Write out each line word for word. Drop pictures.

-- Start of Data segment --

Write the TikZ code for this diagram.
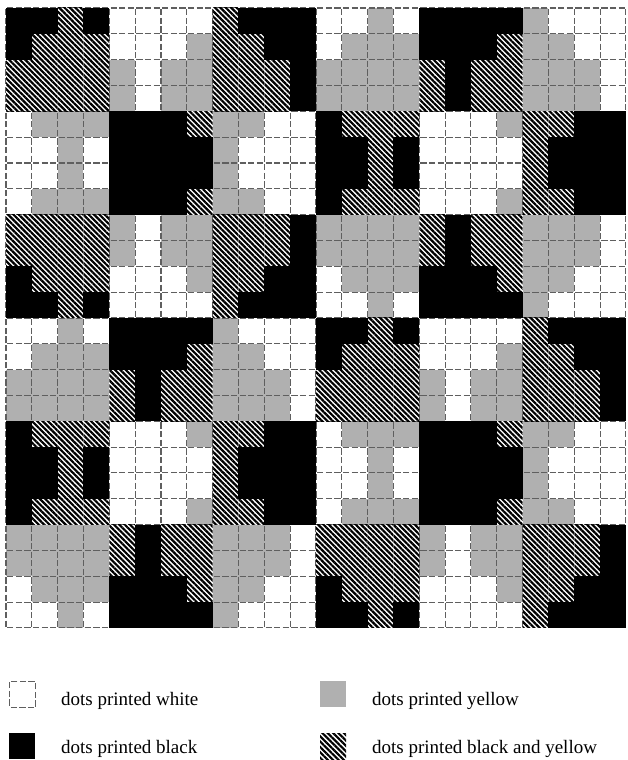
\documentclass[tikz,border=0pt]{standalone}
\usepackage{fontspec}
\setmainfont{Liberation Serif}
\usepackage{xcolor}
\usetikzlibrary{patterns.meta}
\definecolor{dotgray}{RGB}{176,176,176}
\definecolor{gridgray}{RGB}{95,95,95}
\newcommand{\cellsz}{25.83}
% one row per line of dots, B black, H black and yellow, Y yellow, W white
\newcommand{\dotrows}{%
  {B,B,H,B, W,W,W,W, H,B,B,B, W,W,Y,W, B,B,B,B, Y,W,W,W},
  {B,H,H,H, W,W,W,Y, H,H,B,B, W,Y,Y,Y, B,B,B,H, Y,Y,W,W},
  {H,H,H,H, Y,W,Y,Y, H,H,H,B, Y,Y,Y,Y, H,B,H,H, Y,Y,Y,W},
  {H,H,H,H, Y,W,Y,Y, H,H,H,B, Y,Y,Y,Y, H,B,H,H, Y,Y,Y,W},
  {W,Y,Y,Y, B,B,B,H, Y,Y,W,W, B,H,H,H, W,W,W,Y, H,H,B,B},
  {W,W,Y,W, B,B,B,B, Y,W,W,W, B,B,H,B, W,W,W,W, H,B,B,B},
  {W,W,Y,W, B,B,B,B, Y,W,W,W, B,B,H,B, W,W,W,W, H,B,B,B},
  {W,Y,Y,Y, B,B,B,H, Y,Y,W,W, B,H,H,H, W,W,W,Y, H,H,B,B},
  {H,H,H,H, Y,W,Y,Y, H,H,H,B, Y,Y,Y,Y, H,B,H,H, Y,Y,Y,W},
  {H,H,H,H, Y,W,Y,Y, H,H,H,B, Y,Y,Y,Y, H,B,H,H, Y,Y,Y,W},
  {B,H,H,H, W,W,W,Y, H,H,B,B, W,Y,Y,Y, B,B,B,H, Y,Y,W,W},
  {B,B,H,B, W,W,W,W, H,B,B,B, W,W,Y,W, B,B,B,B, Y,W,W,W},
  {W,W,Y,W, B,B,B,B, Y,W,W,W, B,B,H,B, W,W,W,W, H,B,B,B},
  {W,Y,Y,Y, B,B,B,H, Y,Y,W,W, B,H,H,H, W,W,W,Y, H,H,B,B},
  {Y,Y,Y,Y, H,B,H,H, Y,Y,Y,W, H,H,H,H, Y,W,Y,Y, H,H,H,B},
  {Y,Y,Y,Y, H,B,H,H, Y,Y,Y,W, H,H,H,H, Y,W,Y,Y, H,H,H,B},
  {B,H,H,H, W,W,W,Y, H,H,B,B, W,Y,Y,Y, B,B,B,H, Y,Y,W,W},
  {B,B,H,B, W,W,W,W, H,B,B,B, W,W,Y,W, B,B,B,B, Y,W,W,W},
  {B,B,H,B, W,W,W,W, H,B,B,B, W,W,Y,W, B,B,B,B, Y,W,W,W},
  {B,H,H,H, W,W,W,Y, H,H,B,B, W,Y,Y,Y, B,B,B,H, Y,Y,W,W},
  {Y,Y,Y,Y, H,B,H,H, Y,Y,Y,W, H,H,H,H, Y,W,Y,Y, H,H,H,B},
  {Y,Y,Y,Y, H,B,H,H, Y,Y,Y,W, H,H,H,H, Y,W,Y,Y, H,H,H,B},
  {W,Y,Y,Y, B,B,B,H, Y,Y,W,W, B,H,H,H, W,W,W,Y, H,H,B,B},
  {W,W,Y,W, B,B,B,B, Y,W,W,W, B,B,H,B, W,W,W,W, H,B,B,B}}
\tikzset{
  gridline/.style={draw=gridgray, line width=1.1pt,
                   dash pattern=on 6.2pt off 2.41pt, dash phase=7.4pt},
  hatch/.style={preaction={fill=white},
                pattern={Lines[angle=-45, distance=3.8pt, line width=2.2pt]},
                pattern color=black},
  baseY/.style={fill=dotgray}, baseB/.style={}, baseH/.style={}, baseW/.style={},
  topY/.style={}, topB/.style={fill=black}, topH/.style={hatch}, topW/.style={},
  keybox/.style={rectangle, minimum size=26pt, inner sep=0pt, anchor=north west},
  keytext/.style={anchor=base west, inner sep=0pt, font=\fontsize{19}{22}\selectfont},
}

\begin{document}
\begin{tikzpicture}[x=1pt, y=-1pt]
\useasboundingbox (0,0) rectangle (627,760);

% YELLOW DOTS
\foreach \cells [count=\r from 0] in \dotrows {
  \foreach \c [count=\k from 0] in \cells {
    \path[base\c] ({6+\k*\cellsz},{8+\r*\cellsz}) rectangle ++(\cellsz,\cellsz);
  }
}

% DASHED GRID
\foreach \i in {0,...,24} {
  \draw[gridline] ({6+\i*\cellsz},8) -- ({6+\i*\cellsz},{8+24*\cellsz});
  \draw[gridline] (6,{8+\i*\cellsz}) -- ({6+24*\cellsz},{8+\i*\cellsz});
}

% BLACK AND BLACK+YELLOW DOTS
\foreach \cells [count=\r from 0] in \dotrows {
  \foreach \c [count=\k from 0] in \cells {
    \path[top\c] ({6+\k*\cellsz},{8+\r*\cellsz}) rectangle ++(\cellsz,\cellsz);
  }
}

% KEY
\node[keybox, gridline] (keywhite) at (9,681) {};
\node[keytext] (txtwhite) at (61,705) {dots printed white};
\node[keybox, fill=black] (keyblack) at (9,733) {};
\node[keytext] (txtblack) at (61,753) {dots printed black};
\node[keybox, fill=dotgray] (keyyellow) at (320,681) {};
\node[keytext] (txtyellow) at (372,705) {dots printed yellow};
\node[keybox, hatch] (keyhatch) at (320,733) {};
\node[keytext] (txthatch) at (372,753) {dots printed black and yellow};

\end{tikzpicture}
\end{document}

-- End of Data segment --

§ Task result:
Write the TikZ code for this diagram.
\documentclass[tikz,border=0pt]{standalone}
\usepackage{fontspec}
\setmainfont{Liberation Serif}
\usepackage{xcolor}
\usetikzlibrary{patterns.meta}
\definecolor{dotgray}{RGB}{176,176,176}
\definecolor{gridgray}{RGB}{95,95,95}
\newcommand{\cellsz}{25.83}
% one row per line of dots, B black, H black and yellow, Y yellow, W white
\newcommand{\dotrows}{%
  {B,B,H,B, W,W,W,W, H,B,B,B, W,W,Y,W, B,B,B,B, Y,W,W,W},
  {B,H,H,H, W,W,W,Y, H,H,B,B, W,Y,Y,Y, B,B,B,H, Y,Y,W,W},
  {H,H,H,H, Y,W,Y,Y, H,H,H,B, Y,Y,Y,Y, H,B,H,H, Y,Y,Y,W},
  {H,H,H,H, Y,W,Y,Y, H,H,H,B, Y,Y,Y,Y, H,B,H,H, Y,Y,Y,W},
  {W,Y,Y,Y, B,B,B,H, Y,Y,W,W, B,H,H,H, W,W,W,Y, H,H,B,B},
  {W,W,Y,W, B,B,B,B, Y,W,W,W, B,B,H,B, W,W,W,W, H,B,B,B},
  {W,W,Y,W, B,B,B,B, Y,W,W,W, B,B,H,B, W,W,W,W, H,B,B,B},
  {W,Y,Y,Y, B,B,B,H, Y,Y,W,W, B,H,H,H, W,W,W,Y, H,H,B,B},
  {H,H,H,H, Y,W,Y,Y, H,H,H,B, Y,Y,Y,Y, H,B,H,H, Y,Y,Y,W},
  {H,H,H,H, Y,W,Y,Y, H,H,H,B, Y,Y,Y,Y, H,B,H,H, Y,Y,Y,W},
  {B,H,H,H, W,W,W,Y, H,H,B,B, W,Y,Y,Y, B,B,B,H, Y,Y,W,W},
  {B,B,H,B, W,W,W,W, H,B,B,B, W,W,Y,W, B,B,B,B, Y,W,W,W},
  {W,W,Y,W, B,B,B,B, Y,W,W,W, B,B,H,B, W,W,W,W, H,B,B,B},
  {W,Y,Y,Y, B,B,B,H, Y,Y,W,W, B,H,H,H, W,W,W,Y, H,H,B,B},
  {Y,Y,Y,Y, H,B,H,H, Y,Y,Y,W, H,H,H,H, Y,W,Y,Y, H,H,H,B},
  {Y,Y,Y,Y, H,B,H,H, Y,Y,Y,W, H,H,H,H, Y,W,Y,Y, H,H,H,B},
  {B,H,H,H, W,W,W,Y, H,H,B,B, W,Y,Y,Y, B,B,B,H, Y,Y,W,W},
  {B,B,H,B, W,W,W,W, H,B,B,B, W,W,Y,W, B,B,B,B, Y,W,W,W},
  {B,B,H,B, W,W,W,W, H,B,B,B, W,W,Y,W, B,B,B,B, Y,W,W,W},
  {B,H,H,H, W,W,W,Y, H,H,B,B, W,Y,Y,Y, B,B,B,H, Y,Y,W,W},
  {Y,Y,Y,Y, H,B,H,H, Y,Y,Y,W, H,H,H,H, Y,W,Y,Y, H,H,H,B},
  {Y,Y,Y,Y, H,B,H,H, Y,Y,Y,W, H,H,H,H, Y,W,Y,Y, H,H,H,B},
  {W,Y,Y,Y, B,B,B,H, Y,Y,W,W, B,H,H,H, W,W,W,Y, H,H,B,B},
  {W,W,Y,W, B,B,B,B, Y,W,W,W, B,B,H,B, W,W,W,W, H,B,B,B}}
\tikzset{
  gridline/.style={draw=gridgray, line width=1.1pt,
                   dash pattern=on 6.2pt off 2.41pt, dash phase=7.4pt},
  hatch/.style={preaction={fill=white},
                pattern={Lines[angle=-45, distance=3.8pt, line width=2.2pt]},
                pattern color=black},
  baseY/.style={fill=dotgray}, baseB/.style={}, baseH/.style={}, baseW/.style={},
  topY/.style={}, topB/.style={fill=black}, topH/.style={hatch}, topW/.style={},
  keybox/.style={rectangle, minimum size=26pt, inner sep=0pt, anchor=north west},
  keytext/.style={anchor=base west, inner sep=0pt, font=\fontsize{19}{22}\selectfont},
}

\begin{document}
\begin{tikzpicture}[x=1pt, y=-1pt]
\useasboundingbox (0,0) rectangle (627,760);

% YELLOW DOTS
\foreach \cells [count=\r from 0] in \dotrows {
  \foreach \c [count=\k from 0] in \cells {
    \path[base\c] ({6+\k*\cellsz},{8+\r*\cellsz}) rectangle ++(\cellsz,\cellsz);
  }
}

% DASHED GRID
\foreach \i in {0,...,24} {
  \draw[gridline] ({6+\i*\cellsz},8) -- ({6+\i*\cellsz},{8+24*\cellsz});
  \draw[gridline] (6,{8+\i*\cellsz}) -- ({6+24*\cellsz},{8+\i*\cellsz});
}

% BLACK AND BLACK+YELLOW DOTS
\foreach \cells [count=\r from 0] in \dotrows {
  \foreach \c [count=\k from 0] in \cells {
    \path[top\c] ({6+\k*\cellsz},{8+\r*\cellsz}) rectangle ++(\cellsz,\cellsz);
  }
}

% KEY
\node[keybox, gridline] (keywhite) at (9,681) {};
\node[keytext] (txtwhite) at (61,705) {dots printed white};
\node[keybox, fill=black] (keyblack) at (9,733) {};
\node[keytext] (txtblack) at (61,753) {dots printed black};
\node[keybox, fill=dotgray] (keyyellow) at (320,681) {};
\node[keytext] (txtyellow) at (372,705) {dots printed yellow};
\node[keybox, hatch] (keyhatch) at (320,733) {};
\node[keytext] (txthatch) at (372,753) {dots printed black and yellow};

\end{tikzpicture}
\end{document}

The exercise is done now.